The Road Ahead: Challenges and the Call to Action
The path isn’t without hurdles. The study acknowledges that social cohesion is essential; fragmented communities struggle to organize for common goals. Furthermore, Islamic financial institutions need to innovate and deconstruct products to be more accessible at the grassroots level.
The call to action is clear:
- For Governments: Create enabling regulatory environments that recognize and support Islamic microfinance and community-investment partnerships.
- For Islamic Banks: Move beyond urban centers. Design products specifically for agricultural and community cooperative models.
- For Communities: Organize, formalize, and articulate viable project proposals.
- For Development Agencies: Look beyond conventional grant/aid models.
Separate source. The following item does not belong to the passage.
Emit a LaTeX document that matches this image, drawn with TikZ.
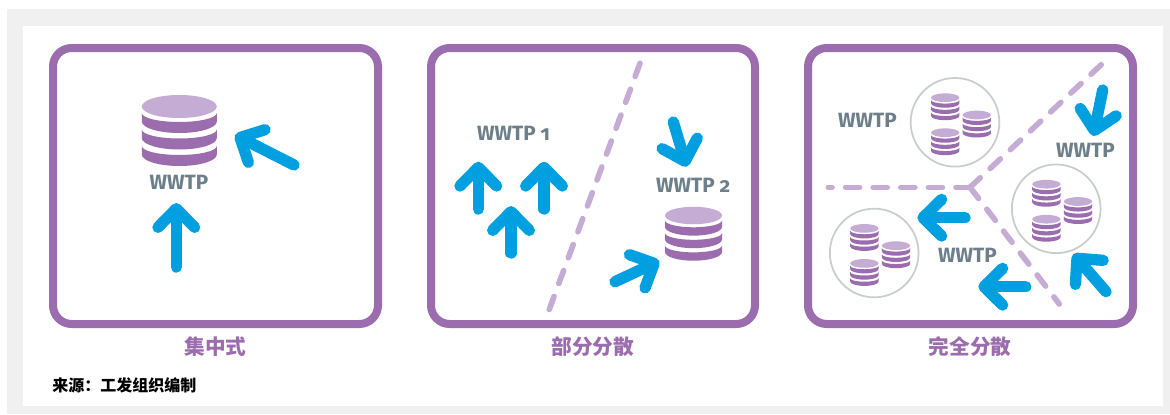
\documentclass[tikz,border=0pt]{standalone}
\usepackage{fontspec}
\usetikzlibrary{arrows.meta,calc}
\newfontfamily\cjkfont{Noto Sans CJK SC}
\newfontfamily\labelfont[Numbers=OldStyle]{Fira Sans}
\definecolor{framecol}{HTML}{9B6DAE}
\definecolor{lightcol}{HTML}{C5ACD4}
\definecolor{flowcol}{HTML}{009FDF}
\definecolor{textcol}{HTML}{6C7F8B}
\definecolor{pagecol}{HTML}{F0F0F0}
\definecolor{ringcol}{HTML}{C9CDCD}
\tikzset{
    panel/.style = {draw=framecol, line width=6pt, rounded corners=14pt},
    flow/.style = {draw=flowcol, line width=8.5pt, line cap=round,
        -{Straight Barb[round,length=14pt,width=27.5pt]}},
    split/.style = {draw=lightcol, line width=4.2pt, line cap=round, dash pattern=on 10.5pt off 10.2pt},
    wwtp/.style = {font=\labelfont\bfseries\fontsize{15.5}{15.5}\selectfont, text=textcol, inner sep=0pt},
    caption/.style = {font=\cjkfont\bfseries\fontsize{15.5}{15.5}\selectfont, text=framecol, inner sep=0pt},
    ring/.style = {draw=ringcol, circle, line width=1.3pt, minimum size=66.5pt, inner sep=0pt},
    dbstack/.pic = {
        \fill[lightcol] (0,0) ellipse [x radius=37.5, y radius=11.5];
        \foreach \k in {0,1,2} {
            \fill[framecol] ({-37.5},{6.5+16.5*\k}) -- ({-37.5},{15+16.5*\k})
                arc [start angle=180, end angle=0, x radius=37.5, y radius=11.5]
                -- ({37.5},{6.5+16.5*\k})
                arc [start angle=0, end angle=180, x radius=37.5, y radius=9]
                -- cycle;
        }
    }
}

\begin{document}
\begin{tikzpicture}[x=0.75pt,y=-0.75pt]
    \useasboundingbox (0,0) rectangle (1170,414);
    \fill[pagecol] (7,9) rectangle (1170,414);
    \fill[white] (23,26) rectangle (1163,406);

    % panels
    \draw[panel] (53,48) rectangle (378,324);
    \draw[panel] (431,48) rectangle (755,324);
    \draw[panel] (808,48) rectangle (1133,324);

    \node[caption] (cap1) at (215.5,347) {集中式};
    \node[caption] (cap2) at (592.7,347) {部分分散};
    \node[caption] (cap3) at (970,347) {完全分散};
    \node[anchor=west, inner sep=0pt, font=\cjkfont\bfseries\fontsize{12}{12}\selectfont] (src) at (52,385) {来源：工发组织编制};

    % dividing lines
    \coordinate (a1) at (640,63.3);
    \coordinate (a2) at (548.7,311);
    \coordinate (j) at (970,187.3);
    \coordinate (b1) at (1102.7,63.3);
    \coordinate (b2) at (828.3,187.3);
    \coordinate (b3) at (1059.3,304);
    \draw[split] (a1) -- (a2);
    \draw[split] (j) -- (b1);
    \draw[split] (j) -- (b2);
    \draw[split] (j) -- (b3);

    % plants
    \pic at (179.3,106.5) {dbstack};
    \pic[scale=0.76] at (693.5,215.5) {dbstack};
    \foreach \rname/\rx/\ry in {r1/955/122.3, r2/1056.2/208.8, r3/874.2/253} {
        \node[ring] (\rname) at (\rx,\ry) {};
        \pic[scale=0.378] at ($(\rname)+(-9.8,-24.6)$) {dbstack};
        \pic[scale=0.378] at ($(\rname)+(21.8,-7.3)$) {dbstack};
        \pic[scale=0.378] at ($(\rname)+(-9.8,10.4)$) {dbstack};
    }

    \node[wwtp] (w1) at (179,182.7) {WWTP};
    \node[wwtp] (w2) at (513.5,133) {WWTP 1};
    \node[wwtp] (w3) at (693.3,185) {WWTP 2};
    \node[wwtp] (w4) at (867.5,120.7) {WWTP};
    \node[wwtp] (w5) at (1085.5,150) {WWTP};
    \node[wwtp] (w6) at (967.5,255) {WWTP};

    % flows
    \foreach \tx/\ty/\hx/\hy in {
        176.3/267/176.3/203,
        294/165/235/135,
        478.3/209/478.3/161.7,
        544/209/544/161.7,
        511/253/511/206,
        673.3/122/686.7/166.7,
        615/281.7/659.3/261,
        1102.7/90/1093.3/136,
        965/217.7/917.3/217.7,
        1025.7/286.7/978.3/286.7,
        1106/291.7/1073.3/254} {
        \coordinate (t) at (\tx,\ty);
        \coordinate (h) at (\hx,\hy);
        \draw[flow] (t) -- (h);
    }
\end{tikzpicture}
\end{document}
Partner with Islamic finance institutions to create blended finance vehicles for endogenous projects.
Conclusion: Unleashing Africa’s Inner Strength
Africa’s development challenge is not a lack of resources, but a mismatch between its abundant human and natural capital and the financial systems meant to nurture them. The marriage of endogenous development and Islamic finance offers a powerful correction to this mismatch.
It’s a vision of development that is neither charity nor predatory investment. It is a partnership—rooted in ethics, shared risk, and a fundamental belief in the capacity of African communities to build their own prosperity from the ground up. By harnessing this synergy, Africa can truly begin to mine its most sustainable and just source of wealth: the ingenuity and spirit of its own people.